* **Aim of the exercise**:
Reproduce all the lines exactly as they stand, apart from the pictures.

* **Stored data**:
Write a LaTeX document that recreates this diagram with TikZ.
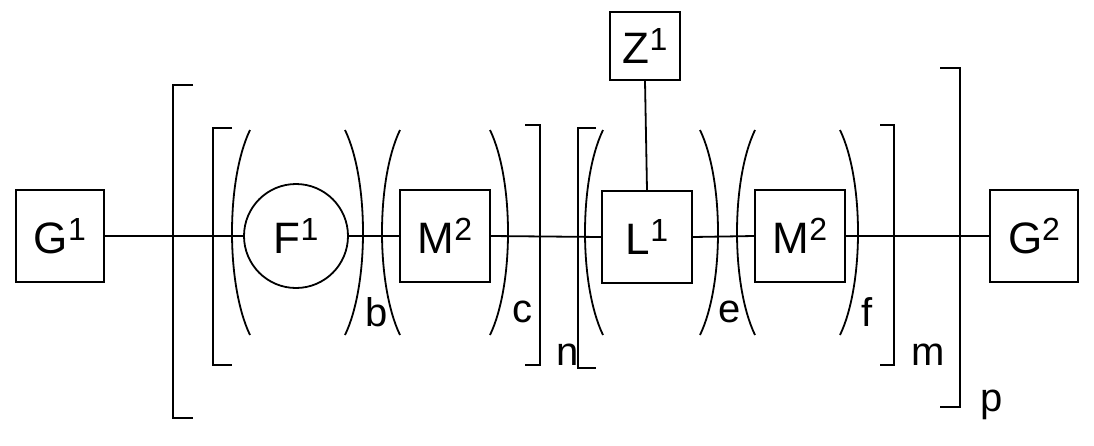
\documentclass[tikz,border=0pt]{standalone}
\usepackage{fontspec}
\setmainfont{Liberation Sans}
\newcommand{\supr}[1]{\raisebox{0.55ex}{\fontsize{32}{34}\selectfont #1}}
\begin{document}
\begin{tikzpicture}[x=1pt,y=-1pt,line width=1.8pt,
  bx/.style={draw,minimum width=88pt,minimum height=92pt,inner sep=0pt,font=\fontsize{44}{48}\selectfont},
  lb/.style={font=\fontsize{40}{44}\selectfont,inner sep=0pt}]
\useasboundingbox (0,0) rectangle (1094,445);
\node[bx] (G1) at (60,236) {G\supr{1}};
\node[draw,circle,minimum size=104pt,inner sep=0pt,font=\fontsize{44}{48}\selectfont] (F1) at (296,236) {F\supr{1}};
\node[bx,minimum width=90pt] (M1) at (445,236) {M\supr{2}};
\node[bx,minimum width=90pt] (L1) at (647,237) {L\supr{1}};
\node[bx,minimum width=90pt] (M2) at (800,236) {M\supr{2}};
\node[bx] (G2) at (1034,236) {G\supr{2}};
\node[bx,minimum width=70pt,minimum height=68pt] (Z1) at (645,46) {Z\supr{1}};
\draw (G1.east) -- (F1.west);
\draw (F1.east) -- (M1.west);
\draw (M1.east) -- (L1.west);
\draw (L1.east) -- (M2.west);
\draw (M2.east) -- (G2.west);
\draw (Z1.south) -- (L1.north);
% brackets
\draw (193,85) -- (173,85) -- (173,418) -- (193,418);
\draw (940,68) -- (960,68) -- (960,407) -- (940,407);
\draw (232,128) -- (213,128) -- (213,365) -- (232,365);
\draw (525,125) -- (540,125) -- (540,365) -- (525,365);
\draw (596,128) -- (578,128) -- (578,368) -- (596,368);
\draw (880,125) -- (894,125) -- (894,365) -- (880,365);
% parentheses
\foreach \a/\b in {250/345, 400/490, 603/700, 755/840}{
  \draw (\a,130) .. controls (\a-24,180) and (\a-24,285) .. (\a,335);
  \draw (\b,130) .. controls (\b+24,180) and (\b+24,285) .. (\b,335);
}
\node[lb] (b) at (377,312) {b};
\node[lb] (c) at (522,312) {c};
\node[lb] (n) at (568,355) {n};
\node[lb] (e) at (730,312) {e};
\node[lb] (f) at (867,312) {f};
\node[lb] (m) at (928,355) {m};
\node[lb] (p) at (992,405) {p};
\end{tikzpicture}
\end{document}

* **Answer to this task**:
Write a LaTeX document that recreates this diagram with TikZ.
\documentclass[tikz,border=0pt]{standalone}
\usepackage{fontspec}
\setmainfont{Liberation Sans}
\newcommand{\supr}[1]{\raisebox{0.55ex}{\fontsize{32}{34}\selectfont #1}}
\begin{document}
\begin{tikzpicture}[x=1pt,y=-1pt,line width=1.8pt,
  bx/.style={draw,minimum width=88pt,minimum height=92pt,inner sep=0pt,font=\fontsize{44}{48}\selectfont},
  lb/.style={font=\fontsize{40}{44}\selectfont,inner sep=0pt}]
\useasboundingbox (0,0) rectangle (1094,445);
\node[bx] (G1) at (60,236) {G\supr{1}};
\node[draw,circle,minimum size=104pt,inner sep=0pt,font=\fontsize{44}{48}\selectfont] (F1) at (296,236) {F\supr{1}};
\node[bx,minimum width=90pt] (M1) at (445,236) {M\supr{2}};
\node[bx,minimum width=90pt] (L1) at (647,237) {L\supr{1}};
\node[bx,minimum width=90pt] (M2) at (800,236) {M\supr{2}};
\node[bx] (G2) at (1034,236) {G\supr{2}};
\node[bx,minimum width=70pt,minimum height=68pt] (Z1) at (645,46) {Z\supr{1}};
\draw (G1.east) -- (F1.west);
\draw (F1.east) -- (M1.west);
\draw (M1.east) -- (L1.west);
\draw (L1.east) -- (M2.west);
\draw (M2.east) -- (G2.west);
\draw (Z1.south) -- (L1.north);
% brackets
\draw (193,85) -- (173,85) -- (173,418) -- (193,418);
\draw (940,68) -- (960,68) -- (960,407) -- (940,407);
\draw (232,128) -- (213,128) -- (213,365) -- (232,365);
\draw (525,125) -- (540,125) -- (540,365) -- (525,365);
\draw (596,128) -- (578,128) -- (578,368) -- (596,368);
\draw (880,125) -- (894,125) -- (894,365) -- (880,365);
% parentheses
\foreach \a/\b in {250/345, 400/490, 603/700, 755/840}{
  \draw (\a,130) .. controls (\a-24,180) and (\a-24,285) .. (\a,335);
  \draw (\b,130) .. controls (\b+24,180) and (\b+24,285) .. (\b,335);
}
\node[lb] (b) at (377,312) {b};
\node[lb] (c) at (522,312) {c};
\node[lb] (n) at (568,355) {n};
\node[lb] (e) at (730,312) {e};
\node[lb] (f) at (867,312) {f};
\node[lb] (m) at (928,355) {m};
\node[lb] (p) at (992,405) {p};
\end{tikzpicture}
\end{document}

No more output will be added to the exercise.